### DATASET SECTION
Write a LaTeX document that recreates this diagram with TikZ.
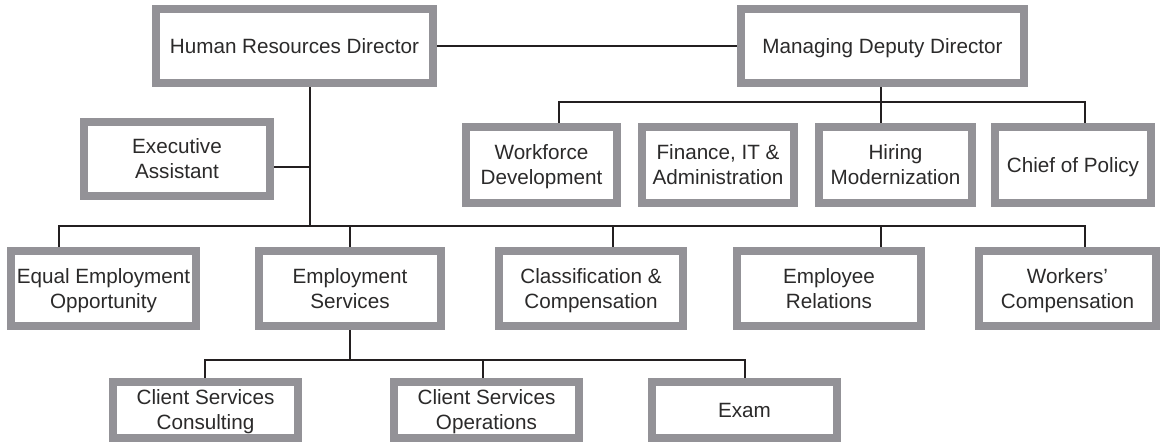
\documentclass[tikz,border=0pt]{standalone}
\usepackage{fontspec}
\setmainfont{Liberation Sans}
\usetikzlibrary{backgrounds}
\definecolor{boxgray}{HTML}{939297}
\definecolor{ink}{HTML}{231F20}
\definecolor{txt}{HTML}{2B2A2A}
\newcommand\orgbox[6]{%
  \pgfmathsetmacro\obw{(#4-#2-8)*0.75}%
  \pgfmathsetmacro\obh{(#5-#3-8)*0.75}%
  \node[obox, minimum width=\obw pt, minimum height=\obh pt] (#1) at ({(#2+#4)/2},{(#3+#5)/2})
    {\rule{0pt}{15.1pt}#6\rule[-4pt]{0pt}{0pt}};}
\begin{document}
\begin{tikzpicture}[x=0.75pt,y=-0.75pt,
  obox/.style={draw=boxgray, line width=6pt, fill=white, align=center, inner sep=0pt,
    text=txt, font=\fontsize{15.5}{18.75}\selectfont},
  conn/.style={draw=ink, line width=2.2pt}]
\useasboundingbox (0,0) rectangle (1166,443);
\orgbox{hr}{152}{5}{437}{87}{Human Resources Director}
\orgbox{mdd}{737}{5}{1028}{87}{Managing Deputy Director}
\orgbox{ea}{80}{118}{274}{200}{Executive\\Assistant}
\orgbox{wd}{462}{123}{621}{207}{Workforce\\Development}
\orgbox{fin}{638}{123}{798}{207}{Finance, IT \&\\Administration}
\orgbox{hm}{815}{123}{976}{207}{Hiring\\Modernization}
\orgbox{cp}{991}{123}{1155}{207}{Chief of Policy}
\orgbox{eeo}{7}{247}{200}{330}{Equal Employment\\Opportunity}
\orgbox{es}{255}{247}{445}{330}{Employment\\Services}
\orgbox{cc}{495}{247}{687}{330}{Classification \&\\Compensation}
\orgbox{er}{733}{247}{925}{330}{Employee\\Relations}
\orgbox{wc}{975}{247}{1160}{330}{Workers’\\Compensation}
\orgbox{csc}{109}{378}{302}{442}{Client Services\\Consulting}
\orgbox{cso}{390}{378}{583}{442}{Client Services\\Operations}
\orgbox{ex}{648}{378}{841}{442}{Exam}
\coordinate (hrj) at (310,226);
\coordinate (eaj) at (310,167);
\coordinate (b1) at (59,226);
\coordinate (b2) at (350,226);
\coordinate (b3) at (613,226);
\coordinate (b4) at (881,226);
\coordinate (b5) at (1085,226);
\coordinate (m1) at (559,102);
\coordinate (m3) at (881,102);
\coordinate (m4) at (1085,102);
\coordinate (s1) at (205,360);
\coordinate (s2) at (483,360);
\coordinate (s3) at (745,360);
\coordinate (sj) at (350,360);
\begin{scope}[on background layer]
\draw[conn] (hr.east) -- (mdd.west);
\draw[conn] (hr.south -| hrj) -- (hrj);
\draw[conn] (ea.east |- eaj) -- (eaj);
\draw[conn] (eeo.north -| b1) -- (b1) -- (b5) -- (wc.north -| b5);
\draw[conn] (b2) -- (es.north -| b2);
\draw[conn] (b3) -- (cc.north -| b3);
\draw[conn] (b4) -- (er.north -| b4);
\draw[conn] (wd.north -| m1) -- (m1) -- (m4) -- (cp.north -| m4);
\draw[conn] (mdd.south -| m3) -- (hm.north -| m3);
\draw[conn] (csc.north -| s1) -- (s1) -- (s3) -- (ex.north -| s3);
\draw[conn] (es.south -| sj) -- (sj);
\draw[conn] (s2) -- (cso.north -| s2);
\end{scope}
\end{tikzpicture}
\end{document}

### EXERCISE GOAL
Copy the material above in full and exactly, skipping pictures.

### WORKED ANSWER
Write a LaTeX document that recreates this diagram with TikZ.
\documentclass[tikz,border=0pt]{standalone}
\usepackage{fontspec}
\setmainfont{Liberation Sans}
\usetikzlibrary{backgrounds}
\definecolor{boxgray}{HTML}{939297}
\definecolor{ink}{HTML}{231F20}
\definecolor{txt}{HTML}{2B2A2A}
\newcommand\orgbox[6]{%
  \pgfmathsetmacro\obw{(#4-#2-8)*0.75}%
  \pgfmathsetmacro\obh{(#5-#3-8)*0.75}%
  \node[obox, minimum width=\obw pt, minimum height=\obh pt] (#1) at ({(#2+#4)/2},{(#3+#5)/2})
    {\rule{0pt}{15.1pt}#6\rule[-4pt]{0pt}{0pt}};}
\begin{document}
\begin{tikzpicture}[x=0.75pt,y=-0.75pt,
  obox/.style={draw=boxgray, line width=6pt, fill=white, align=center, inner sep=0pt,
    text=txt, font=\fontsize{15.5}{18.75}\selectfont},
  conn/.style={draw=ink, line width=2.2pt}]
\useasboundingbox (0,0) rectangle (1166,443);
\orgbox{hr}{152}{5}{437}{87}{Human Resources Director}
\orgbox{mdd}{737}{5}{1028}{87}{Managing Deputy Director}
\orgbox{ea}{80}{118}{274}{200}{Executive\\Assistant}
\orgbox{wd}{462}{123}{621}{207}{Workforce\\Development}
\orgbox{fin}{638}{123}{798}{207}{Finance, IT \&\\Administration}
\orgbox{hm}{815}{123}{976}{207}{Hiring\\Modernization}
\orgbox{cp}{991}{123}{1155}{207}{Chief of Policy}
\orgbox{eeo}{7}{247}{200}{330}{Equal Employment\\Opportunity}
\orgbox{es}{255}{247}{445}{330}{Employment\\Services}
\orgbox{cc}{495}{247}{687}{330}{Classification \&\\Compensation}
\orgbox{er}{733}{247}{925}{330}{Employee\\Relations}
\orgbox{wc}{975}{247}{1160}{330}{Workers’\\Compensation}
\orgbox{csc}{109}{378}{302}{442}{Client Services\\Consulting}
\orgbox{cso}{390}{378}{583}{442}{Client Services\\Operations}
\orgbox{ex}{648}{378}{841}{442}{Exam}
\coordinate (hrj) at (310,226);
\coordinate (eaj) at (310,167);
\coordinate (b1) at (59,226);
\coordinate (b2) at (350,226);
\coordinate (b3) at (613,226);
\coordinate (b4) at (881,226);
\coordinate (b5) at (1085,226);
\coordinate (m1) at (559,102);
\coordinate (m3) at (881,102);
\coordinate (m4) at (1085,102);
\coordinate (s1) at (205,360);
\coordinate (s2) at (483,360);
\coordinate (s3) at (745,360);
\coordinate (sj) at (350,360);
\begin{scope}[on background layer]
\draw[conn] (hr.east) -- (mdd.west);
\draw[conn] (hr.south -| hrj) -- (hrj);
\draw[conn] (ea.east |- eaj) -- (eaj);
\draw[conn] (eeo.north -| b1) -- (b1) -- (b5) -- (wc.north -| b5);
\draw[conn] (b2) -- (es.north -| b2);
\draw[conn] (b3) -- (cc.north -| b3);
\draw[conn] (b4) -- (er.north -| b4);
\draw[conn] (wd.north -| m1) -- (m1) -- (m4) -- (cp.north -| m4);
\draw[conn] (mdd.south -| m3) -- (hm.north -| m3);
\draw[conn] (csc.north -| s1) -- (s1) -- (s3) -- (ex.north -| s3);
\draw[conn] (es.south -| sj) -- (sj);
\draw[conn] (s2) -- (cso.north -| s2);
\end{scope}
\end{tikzpicture}
\end{document}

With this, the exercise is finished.